Le cuirassé américain USS Missouri franchit, tout juste, le canal de Panama en 1945. Depuis, de nombreux navire ont dépassé la norme Panamax. (Domaine Public)
 
Le projet actuellement en cours et dont la mise en service est prévue pour 2015 doit doubler les flux dans le canal. Le plus important aménagement est la construction de deux nouvelles écluses, côté Atlantique et côté Pacifique, mesurant plus du double de la taille des écluses actuelles. Le projet comprend aussi le creusement de nouvelles voies d'eau et l’élargissement de celles existantes, ainsi qu’une augmentation des capacités de lac naturel de Gatun par lequel les navires transitent. Au total, l’aménagement du canal coûtera plus de 5,25 milliards de balboas panaméens (environ 4 milliards d’euros).
 
Après la construction des nouvelles écluses, des cargos pouvant porter jusqu’à 13000 containers pourront emprunter le canal, contre une limite à 5000 containers auparavant. Cette norme « New Panamax » sert déjà de standard à l’industrie navale et de nombreux ports commerciaux (New York, Southampton, Baltimore…) ont déjà entamés des travaux pour les respecter. Cela dit, les supertankers les plus larges et les Maersk Triple-E seront toujours trop larges, et resteront réservés au canal de Suez.
 
Le canal du Nicaragua
Le canal de Panama aura bientôt un concurrent sur la voie Atlantique-Pacifique. Le vieux rêve d’un canal venu de l’Atlantique passant par le fleuve San Juan pour rallier le lac Nicaragua puis le Pacifique est en passe de devenir réalité. En 2013, le Parlement du Nicaragua a approuvé une concession de 50 ans (extensible pour 50 nouvelles années) à la compagnie chinoise Hong Kong Nicaragua Canal Development Investment Company (HKND) en échange de la construction du canal.
 
La rivière San Juan est alimentée par le Lac Nicaragua et se jette dans la mer des Caraïbes. C'est la principale voie d'eau du Nicaragua, dont elle concentre une forte partie de la population. (DEGAS JEAN-PIERRE / HEMIS.FR)
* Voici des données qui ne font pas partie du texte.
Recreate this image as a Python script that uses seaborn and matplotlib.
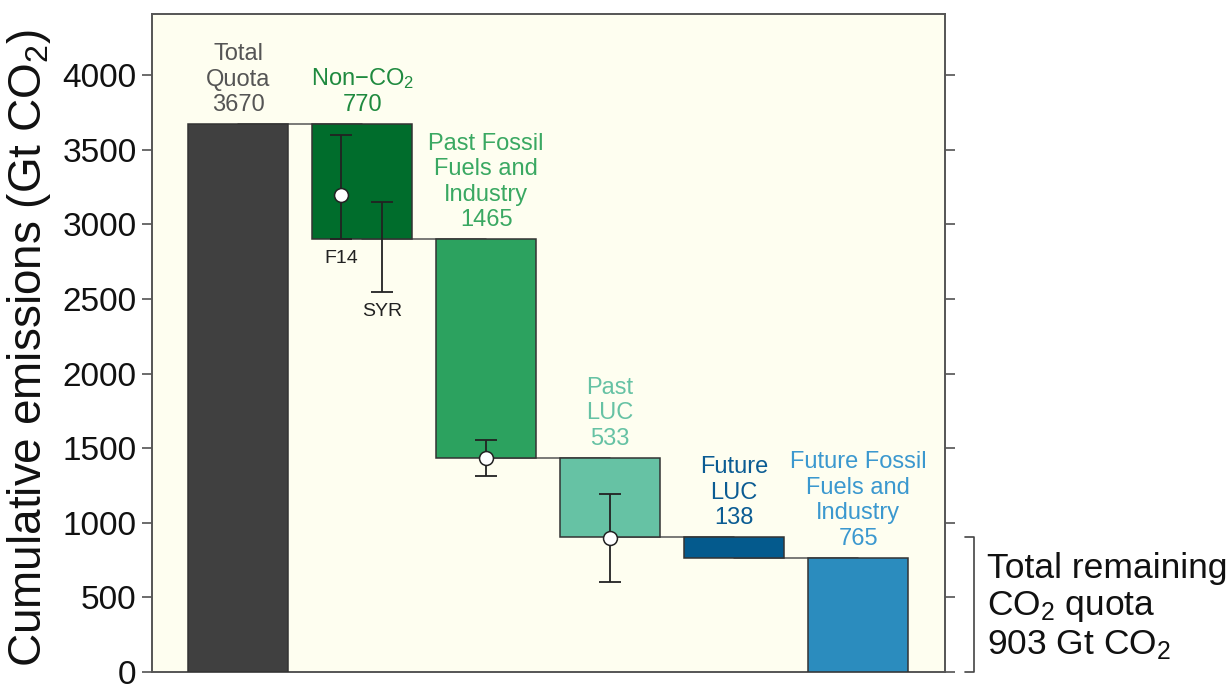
import numpy as np
import pandas as pd
import seaborn as sns
import matplotlib
matplotlib.use("Agg")
import matplotlib.pyplot as plt

# Carbon budget waterfall: total quota minus each component (Gt CO2)
categories = ["Total Quota", "Non-CO2", "Past Fossil Fuels and Industry",
              "Past LUC", "Future LUC", "Future Fossil Fuels and Industry"]
label_text = ["Total\nQuota\n3670", "Non\u2212CO$_2$\n770",
              "Past Fossil\nFuels and\nIndustry\n1465", "Past\nLUC\n533",
              "Future\nLUC\n138", "Future Fossil\nFuels and\nIndustry\n765"]
amounts = [3670, 770, 1465, 533, 138, 765]
remaining_quota = 903

bar_colors = ["#404040", "#006d2c", "#2ca25f", "#66c2a4", "#045a8d", "#2b8cbe"]
text_colors = ["#555555", "#1f8a3f", "#3aa862", "#66c2a4", "#0b5c93", "#3b98cf"]

# Uncertainty ranges: (category index, x offset, central value or None, low, high, tag)
err_cat = [1, 1, 2, 3]
err_off = [-0.17, 0.16, 0.0, 0.0]
err_mid = [3200, None, 1435, 900]
err_low = [2900, 2550, 1315, 605]
err_high = [3600, 3150, 1555, 1195]
err_tag = ["F14", "SYR", "", ""]

# Waterfall geometry: each component hangs below the previous one
tops = [amounts[0]]
bottoms = [0]
level = amounts[0]
for i, a in enumerate(amounts[1:], start=1):
    if i == len(amounts) - 1:
        tops.append(a)
        bottoms.append(0)
    else:
        tops.append(level)
        bottoms.append(level - a)
        level -= a

df = pd.DataFrame({"category": categories, "height": amounts})

sns.set_theme(style="ticks")
plt.rcParams["font.family"] = ["Liberation Sans", "DejaVu Sans"]
plt.rcParams["mathtext.fontset"] = "custom"
plt.rcParams["mathtext.rm"] = "Liberation Sans"
plt.rcParams["mathtext.it"] = "Liberation Sans"
plt.rcParams["mathtext.default"] = "regular"

fig = plt.figure(figsize=(12.31, 6.84), dpi=100)
ax = fig.add_axes([152 / 1231, 12 / 684, 793 / 1231, 658 / 684])
ax.set_facecolor("#fefef0")

sns.barplot(data=df, x="category", y="height", bottom=bottoms, width=0.806,
            color="#404040", edgecolor="#333333", linewidth=1.1,
            saturation=1, ax=ax, zorder=3)
for patch, c in zip(ax.patches, bar_colors):
    patch.set_facecolor(c)

# connector lines between successive steps
levels = [tops[0]] + bottoms[1:-1]
for i, lv in enumerate(levels):
    ax.plot([i, i + 1], [lv, lv], color="#555555", lw=1.1, zorder=2)

# uncertainty whiskers
for c, off, mid, lo, hi, tag in zip(err_cat, err_off, err_mid, err_low, err_high, err_tag):
    x = c + off
    ax.vlines(x, lo, hi, color="#222222", lw=1.3, zorder=4)
    ax.hlines([lo, hi], x - 0.09, x + 0.09, color="#222222", lw=1.3, zorder=4)
    if mid is not None:
        ax.plot(x, mid, "o", ms=10, mfc="white", mec="#222222", mew=1.1, zorder=5)
    if tag:
        ax.text(x, lo - 75, tag, ha="center", va="top", fontsize=14, color="#222222")

# component labels
for i, (t, c) in enumerate(zip(label_text, text_colors)):
    ax.annotate(t, (i, tops[i]), xytext=(0, 6), textcoords="offset points",
                ha="center", va="bottom", fontsize=17, color=c, linespacing=1.2)

ax.set_xlim(-0.694, 5.70)
ax.set_ylim(0, 4410)
ax.set_yticks(np.arange(0, 4001, 500))
ax.set_xticks([])
ax.set_xlabel("")
ax.set_ylabel("Cumulative emissions (Gt CO$_2$)", fontsize=33, color="#111111")
ax.yaxis.set_label_coords(-0.125, 0.492)
ax.tick_params(axis="y", which="both", direction="out", length=7, width=1.1,
               colors="#444444", labelcolor="#111111", labelsize=24,
               right=True, labelright=False, pad=4)
for s in ax.spines.values():
    s.set_color("#555555")
    s.set_linewidth(1.4)

# bracket for the remaining quota
bx, bt = 5.935, 5.865
ax.plot([bt, bx, bx, bt], [remaining_quota, remaining_quota, 0, 0],
        color="#444444", lw=1.2, clip_on=False)
ax.text(6.04, 435, "Total remaining\nCO$_2$ quota\n903 Gt CO$_2$", ha="left",
        va="center", fontsize=25.5, color="#111111", linespacing=1.15)

fig.savefig("out.png", dpi=100, facecolor="white")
Le parcours définitif du canal n’est pas encore retenu, mais il serait environ trois fois plus long (300km) que le canal de Panama. Il serait également plus large et plus profond, permettant le passage des plus gros navires au monde. Le coût estimé est d’environ 40 milliards de dollars. Les travaux doivent commencer en décembre 2014 et s’achever d’ici à 2020.
 
Dans l’opération, le Nicaragua conserve des intérêts dans HKND, et une grande partie des revenus issus du canal. Le gouvernement du pays voit dans ce projet titanesque un moyen de doper son économie, la plus mauvaise d'Amérique centrale et la deuxième plus pauvre des Amériques devant Haïti. Les chiffres les plus optimistes tablent sur la création de 200 000 emplois.
 
Toutefois, de nombreux experts soulignent les considérables dangers environnementaux du projet. Les parcours envisagés passent à proximité d’une série de réserves naturelles et devraient raser 400 000 hectares de forêt vierge. Les travaux dans le lac Nicaragua pourraient également mettre en danger la plus grande source d’eau douce de la région. En gage d’assurance, HKND a annoncé avoir pour partenaire le plus grand cabinet mondial de gestion des risques environnementaux.


 
Le canal d'Istanbul
Avec « seulement » 48 kilomètres de longueur, le projet turc est de dimensions relativement réduites par rapport à ses colossaux concurrents. C’est également un des plus vieux projets de canal non encore réalisés, envisagé dès le XVIe siècle par Soliman le Magnifique.
 
Le canal d’Istanbul doit relier la mer Noire à la mer de Marmara. Il est conçu pour soulager le Bosphore, surencombré, d’une grande partie du trafic commercial qui y transite aujourd'hui. La navigation du détroit sera rendue aux Stambouliotes et aux bateaux les plus petits. Avec une profondeur de 25 mètres et une largeur de 150 mètres, l'équipement envisagé est supposé pouvoir accueillir les plus gros supertankers au monde.
 
Le lancement de l'opération a eu lieu en 2013, et devrait être achevée en 2023, pour les 100 ans de la République Turque. Selon le gouvernement de Recep Tayyip Ergogan, le projet, d’un montant de 10 milliards de dollars, a été intégralement financé par des sources turques. Pour réduire les coûts, l’Etat devrait notamment utiliser l’armée turque pour les plus importantes opérations de creusement.